4. Counting the "Dancers" (Degrees of Freedom)
In physics, you have to count how many independent things can move or wiggle.
- Einstein's Gravity: Has 2 "dancers" (the two polarizations of a gravitational wave).
- The Pre-geometric Theory: The authors counted the dancers in the "soup" phase. They found 3 dancers.
- Two are the usual gravitational waves.
- The third is a new "scalar field" (like a hidden extra dimension or a new type of particle) that comes from the Higgs-like field used to break the symmetry.
This is crucial because it means the theory doesn't have "ghosts" (mathematical errors that make the theory unstable) and fits with the idea that gravity might be a "scalar-tensor" theory (gravity plus an extra field).
5. The "Topological" Origin (The BF Theory)
The paper also connects this to something called BF Theory.
- Analogy: Think of BF Theory as a knot. A knot has no local parts; it's just a global shape. It's "topological."
- The authors suggest that the pre-geometric universe starts as a perfect, featureless knot (topological).
- The "Higgs-like field" acts like a scissors that cuts the knot.
- Once cut, the knot unravels into a structure with local parts (gravity, space, time).
- This suggests that at the very highest energies (the Planck scale), gravity might be "trivial" (just a knot with no local rules), and only becomes "real" gravity after the symmetry breaks.
6. The "Pre-Geometric Clock"
Finally, they propose a fascinating idea about the Wheeler-DeWitt equation (the "Schrödinger equation" for the whole universe).
- In standard quantum gravity, "time" disappears from the equations, which is a huge puzzle (the "Problem of Time").
- In this pre-geometric view, the "Higgs-like field" acts as a clock.
- Before the symmetry breaks, this field evolves with temperature (like the cooling soup). It provides a way to measure "time" even before space-time exists.
- Once the universe cools and gravity emerges, this clock "stops" being relevant in the usual sense, which explains why time seems to behave differently in our current universe compared to the beginning.
Summary
The paper is a mathematical proof-of-concept. It says:
- We can start with a universe that has no space or time, just fields.

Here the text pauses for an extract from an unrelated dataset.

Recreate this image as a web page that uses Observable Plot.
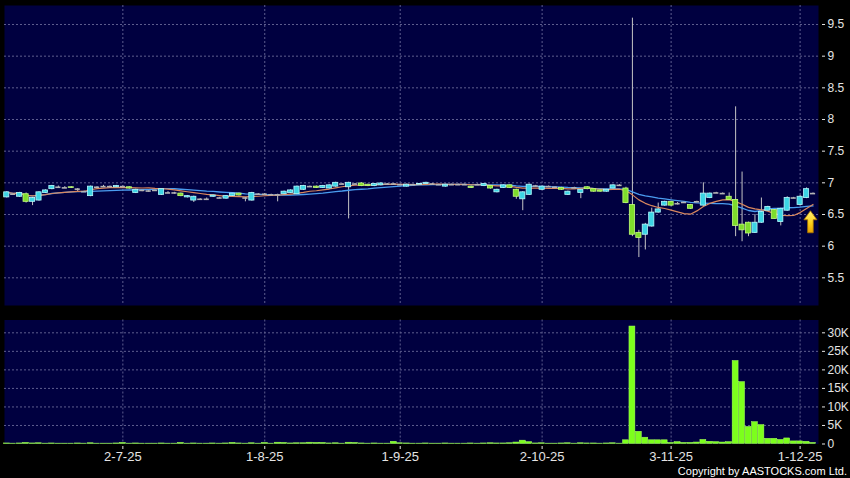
<!DOCTYPE html>
<html>
<head>
<meta charset="utf-8">
<script src="https://cdn.jsdelivr.net/npm/d3@7"></script>
<script src="https://cdn.jsdelivr.net/npm/@observablehq/plot@0.6"></script>
<style>
  html, body { margin: 0; padding: 0; background: #000; }
  #chart { position: relative; width: 850px; height: 478px; background: #000; overflow: hidden; }
  #price, #vol { position: absolute; left: 0; }
  #price { top: 0; }
  #vol { top: 312px; }
  #copy { position: absolute; right: 3px; top: 466px; font: 11px "Liberation Sans", Arial, sans-serif; color: #fff; line-height: 11px; white-space: nowrap; }
</style>
</head>
<body>
<div id="chart">
  <div id="price"></div>
  <div id="vol"></div>
  <div id="copy">Copyright by AASTOCKS.com Ltd.</div>
</div>
<script>
// ---- data (daily candles, index = trading day) ----
const open = [6.77,6.82,6.78,6.82,6.70,6.72,6.84,6.90,6.93,6.92,6.93,6.90,6.86,6.79,6.93,6.94,6.94,6.93,6.94,6.93,
6.84,6.88,6.87,6.88,6.81,6.84,6.84,6.83,6.77,6.72,6.74,6.74,6.78,6.76,6.75,6.79,6.83,6.76,6.72,6.82,
6.82,6.81,6.81,6.82,6.84,6.82,6.89,6.94,6.94,6.92,6.91,6.94,6.98,6.93,6.98,6.99,6.97,6.95,6.96,6.98,
6.98,6.97,6.94,6.97,6.97,6.98,6.98,6.97,6.94,6.97,6.97,6.97,6.94,6.97,6.95,6.95,6.85,6.92,6.96,6.89,
6.74,6.81,6.95,6.89,6.94,6.93,6.92,6.81,6.92,6.84,6.93,6.90,6.88,6.86,6.91,6.96,6.91,6.65,6.21,6.18,
6.31,6.53,6.64,6.70,6.67,6.69,6.65,6.70,6.64,6.76,6.84,6.83,6.78,6.73,6.34,6.37,6.21,6.37,6.56,6.57,
6.38,6.56,6.76,6.65,6.76,6.83];
const high = [6.86,6.83,6.85,6.84,6.77,6.86,6.89,6.96,6.95,6.94,6.94,6.91,6.87,6.95,6.94,6.96,6.95,6.96,6.95,6.94,
6.90,6.89,6.88,6.89,6.91,6.86,6.85,6.84,6.80,6.79,6.75,6.76,6.81,6.77,6.80,6.84,6.84,6.77,6.85,6.83,
6.83,6.82,6.82,6.87,6.89,6.95,6.96,6.95,6.95,6.96,6.97,7.01,6.99,7.01,6.99,7.00,6.98,6.99,7.00,6.99,
6.99,6.98,6.98,6.98,6.99,7.01,6.99,6.98,6.98,6.98,6.98,6.98,6.95,6.98,6.99,6.96,6.90,6.97,6.97,6.90,
6.86,6.98,6.96,6.95,6.95,6.94,6.93,6.87,6.93,6.90,6.94,6.91,6.89,6.90,6.97,6.97,6.93,9.60,6.25,6.36,
6.60,6.68,6.71,6.71,6.69,6.70,6.66,6.71,7.00,6.84,6.85,6.84,6.84,8.20,7.17,6.38,6.50,6.76,6.63,6.58,
6.60,6.78,6.77,6.80,6.92,6.84];
const low = [6.76,6.81,6.77,6.68,6.64,6.71,6.83,6.89,6.92,6.91,6.91,6.85,6.85,6.78,6.92,6.93,6.93,6.92,6.93,6.90,
6.83,6.86,6.85,6.87,6.80,6.83,6.82,6.78,6.76,6.69,6.73,6.72,6.77,6.75,6.74,6.78,6.79,6.70,6.71,6.81,
6.81,6.80,6.70,6.81,6.83,6.81,6.88,6.93,6.91,6.91,6.90,6.93,6.97,6.43,6.97,6.94,6.94,6.94,6.95,6.97,
6.97,6.96,6.93,6.96,6.96,6.97,6.97,6.96,6.93,6.96,6.96,6.96,6.91,6.96,6.94,6.90,6.84,6.91,6.91,6.74,
6.56,6.80,6.94,6.88,6.93,6.92,6.88,6.80,6.91,6.75,6.89,6.85,6.85,6.85,6.90,6.95,6.67,6.15,5.82,5.94,
6.30,6.52,6.63,6.63,6.65,6.68,6.58,6.69,6.63,6.75,6.83,6.82,6.72,6.15,6.07,6.15,6.20,6.36,6.55,6.43,
6.32,6.55,6.75,6.64,6.75,6.82];
const close = [6.85,6.82,6.84,6.70,6.76,6.85,6.88,6.95,6.93,6.92,6.92,6.90,6.86,6.94,6.93,6.94,6.94,6.95,6.94,6.91,
6.89,6.88,6.87,6.88,6.90,6.84,6.84,6.79,6.79,6.78,6.74,6.74,6.80,6.76,6.79,6.83,6.80,6.76,6.84,6.82,
6.82,6.81,6.81,6.86,6.88,6.94,6.95,6.94,6.92,6.95,6.96,7.00,6.98,7.00,6.98,6.95,6.95,6.98,6.99,6.98,
6.98,6.97,6.97,6.97,6.98,7.00,6.98,6.97,6.97,6.97,6.97,6.97,6.92,6.97,6.98,6.91,6.89,6.96,6.92,6.78,
6.85,6.97,6.95,6.94,6.94,6.93,6.89,6.86,6.92,6.89,6.90,6.86,6.86,6.89,6.96,6.96,6.68,6.18,6.13,6.34,
6.53,6.58,6.70,6.64,6.67,6.69,6.59,6.70,6.83,6.83,6.84,6.83,6.73,6.32,6.25,6.20,6.37,6.54,6.62,6.43,
6.59,6.76,6.76,6.78,6.90,6.83];
const volume = [150,100,150,300,150,200,100,150,100,100,100,150,100,200,100,100,100,150,300,100,
150,100,100,100,150,100,100,300,100,150,100,100,150,100,150,300,150,100,200,100,
300,100,350,300,150,200,200,350,300,300,150,200,100,350,300,150,100,150,100,100,
600,200,150,100,100,150,100,100,150,100,100,100,150,100,150,200,150,150,200,400,
900,500,150,200,100,100,150,200,100,200,150,150,100,150,200,100,1000,31700,3300,1700,
1000,1000,1000,300,500,300,300,400,1100,600,500,400,500,22400,16700,4600,5900,5100,1400,1400,
1100,1500,700,700,600,300];

const xTickIndex = [18, 40, 61, 83, 103, 123];
const xTickLabels = ["2-7-25", "1-8-25", "1-9-25", "2-10-25", "3-11-25", "1-12-25"];
const priceTicks = [5.5, 6, 6.5, 7, 7.5, 8, 8.5, 9, 9.5];
const priceTickLabels = ["5.5", "6", "6.5", "7", "7.5", "8", "8.5", "9", "9.5"];
const volTicks = [0, 5000, 10000, 15000, 20000, 25000, 30000];
const volTickLabels = ["0", "5K", "10K", "15K", "20K", "25K", "30K"];
const arrowMark = [{i: 124.6, y: 6.385}];

// ---- build table ----
const data = open.map((o, i) => ({i, open: o, high: high[i], low: low[i], close: close[i], vol: volume[i]}));
const N = data.length;
const xDomain = [-0.35, N - 0.15];

const navy = "#000040";
const gridColor = "#5e5e8e";
const cyanFill = "#3cd4e4", cyanStroke = "#b4fbff";
const greenFill = "#7edc2c", greenStroke = "#c4ff7a";
const wick = "#c4c4c4";
const font = "'Liberation Sans', Arial, sans-serif";

const up = data.filter(d => d.close > d.open);
const down = data.filter(d => d.close < d.open);
const doji = data.filter(d => d.close === d.open);
const hw = 0.4;

const arrowSymbol = {
  draw(ctx, size) {
    const r = Math.sqrt(size / Math.PI);
    const s = r / 11;
    ctx.moveTo(0, -11 * s);
    ctx.lineTo(6.5 * s, -2 * s);
    ctx.lineTo(2.8 * s, -2 * s);
    ctx.lineTo(2.8 * s, 11 * s);
    ctx.lineTo(-2.8 * s, 11 * s);
    ctx.lineTo(-2.8 * s, -2 * s);
    ctx.lineTo(-6.5 * s, -2 * s);
    ctx.closePath();
  }
};

const price = Plot.plot({
  width: 850, height: 312,
  marginLeft: 4, marginRight: 32, marginTop: 5, marginBottom: 7,
  style: {background: "#000", color: "#e4e4e4", fontFamily: font, fontSize: "12px", overflow: "visible"},
  x: {domain: xDomain, axis: null},
  y: {domain: [5.063, 9.80], axis: null},
  marks: [
    Plot.frame({fill: navy, stroke: "none"}),
    Plot.gridY(priceTicks, {stroke: gridColor, strokeOpacity: 1, strokeDasharray: "2,2"}),
    Plot.gridX(xTickIndex, {stroke: gridColor, strokeOpacity: 1, strokeDasharray: "2,2"}),
    Plot.ruleX(data, {x: "i", y1: "low", y2: "high", stroke: wick, strokeWidth: 1}),
    Plot.lineY(data, Plot.windowY({k: 20, anchor: "end", strict: false}, {x: "i", y: "close", stroke: "#4a9cf0", strokeWidth: 1.3})),
    Plot.lineY(data, Plot.windowY({k: 10, anchor: "end", strict: false}, {x: "i", y: "close", stroke: "#d9875e", strokeWidth: 1.2})),
    Plot.rect(up, {x1: d => d.i - hw, x2: d => d.i + hw, y1: "open", y2: "close", fill: cyanFill, stroke: cyanStroke, strokeWidth: 0.8}),
    Plot.rect(down, {x1: d => d.i - hw, x2: d => d.i + hw, y1: "open", y2: "close", fill: greenFill, stroke: greenStroke, strokeWidth: 0.8}),
    Plot.ruleY(doji, {y: "close", x1: d => d.i - hw, x2: d => d.i + hw, stroke: "#b4b4b4", strokeWidth: 1.6}),
    Plot.dot(arrowMark, {x: "i", y: "y", r: 11, symbol: arrowSymbol, fill: "url(#arrowGrad)", stroke: "#a87400", strokeWidth: 0.8}),
    Plot.axisY({ticks: priceTicks, anchor: "right", tickSize: 3, tickPadding: 3, dx: 3, fontSize: 12,
      tickFormat: d => priceTickLabels[priceTicks.indexOf(d)], label: null})
  ]
});

// gradient for the arrow
const svgP = d3.select(price.tagName === "svg" ? price : price.querySelector("svg"));
const grad = svgP.insert("defs", ":first-child").append("linearGradient")
  .attr("id", "arrowGrad").attr("x1", 0).attr("y1", 0).attr("x2", 0).attr("y2", 1);
grad.append("stop").attr("offset", "0%").attr("stop-color", "#fff27a");
grad.append("stop").attr("offset", "55%").attr("stop-color", "#ffd21a");
grad.append("stop").attr("offset", "100%").attr("stop-color", "#e8a200");
document.getElementById("price").appendChild(price);

const vol = Plot.plot({
  width: 850, height: 166,
  marginLeft: 4, marginRight: 32, marginTop: 7.5, marginBottom: 34.5,
  style: {background: "#000", color: "#e4e4e4", fontFamily: font, fontSize: "12px", overflow: "visible"},
  x: {domain: xDomain, axis: null},
  y: {domain: [0, 33460], axis: null},
  marks: [
    Plot.frame({fill: navy, stroke: "none"}),
    Plot.gridY(volTicks.filter(v => v > 0), {stroke: gridColor, strokeOpacity: 1, strokeDasharray: "2,2"}),
    Plot.gridX(xTickIndex, {stroke: gridColor, strokeOpacity: 1, strokeDasharray: "2,2"}),
    Plot.rectY(data, {x1: d => d.i - 0.46, x2: d => d.i + 0.46, y1: 0, y2: "vol", fill: "#7cff1c", stroke: "#a8ff60", strokeWidth: 0.5}),
    Plot.axisY({ticks: volTicks, anchor: "right", tickSize: 3, tickPadding: 3, dx: 3, fontSize: 12,
      tickFormat: d => volTickLabels[volTicks.indexOf(d)], label: null}),
    Plot.axisX({ticks: xTickIndex, anchor: "bottom", tickSize: 3, tickPadding: 2, dy: 2.5, fontSize: 13,
      tickFormat: d => xTickLabels[xTickIndex.indexOf(d)], label: null})
  ]
});
document.getElementById("vol").appendChild(vol);
</script>
</body>
</html>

- By letting these fields cool down and "break symmetry" (like water freezing), Einstein's gravity naturally appears.
- The math works perfectly, counting the right number of moving parts.
- This framework might solve the "Problem of Time" by treating the early universe as a topological knot that only becomes a physical universe when a specific field (the "Higgs-like" field) triggers the change.
It's a bridge between a chaotic, featureless beginning and the structured, gravitational universe we live in today.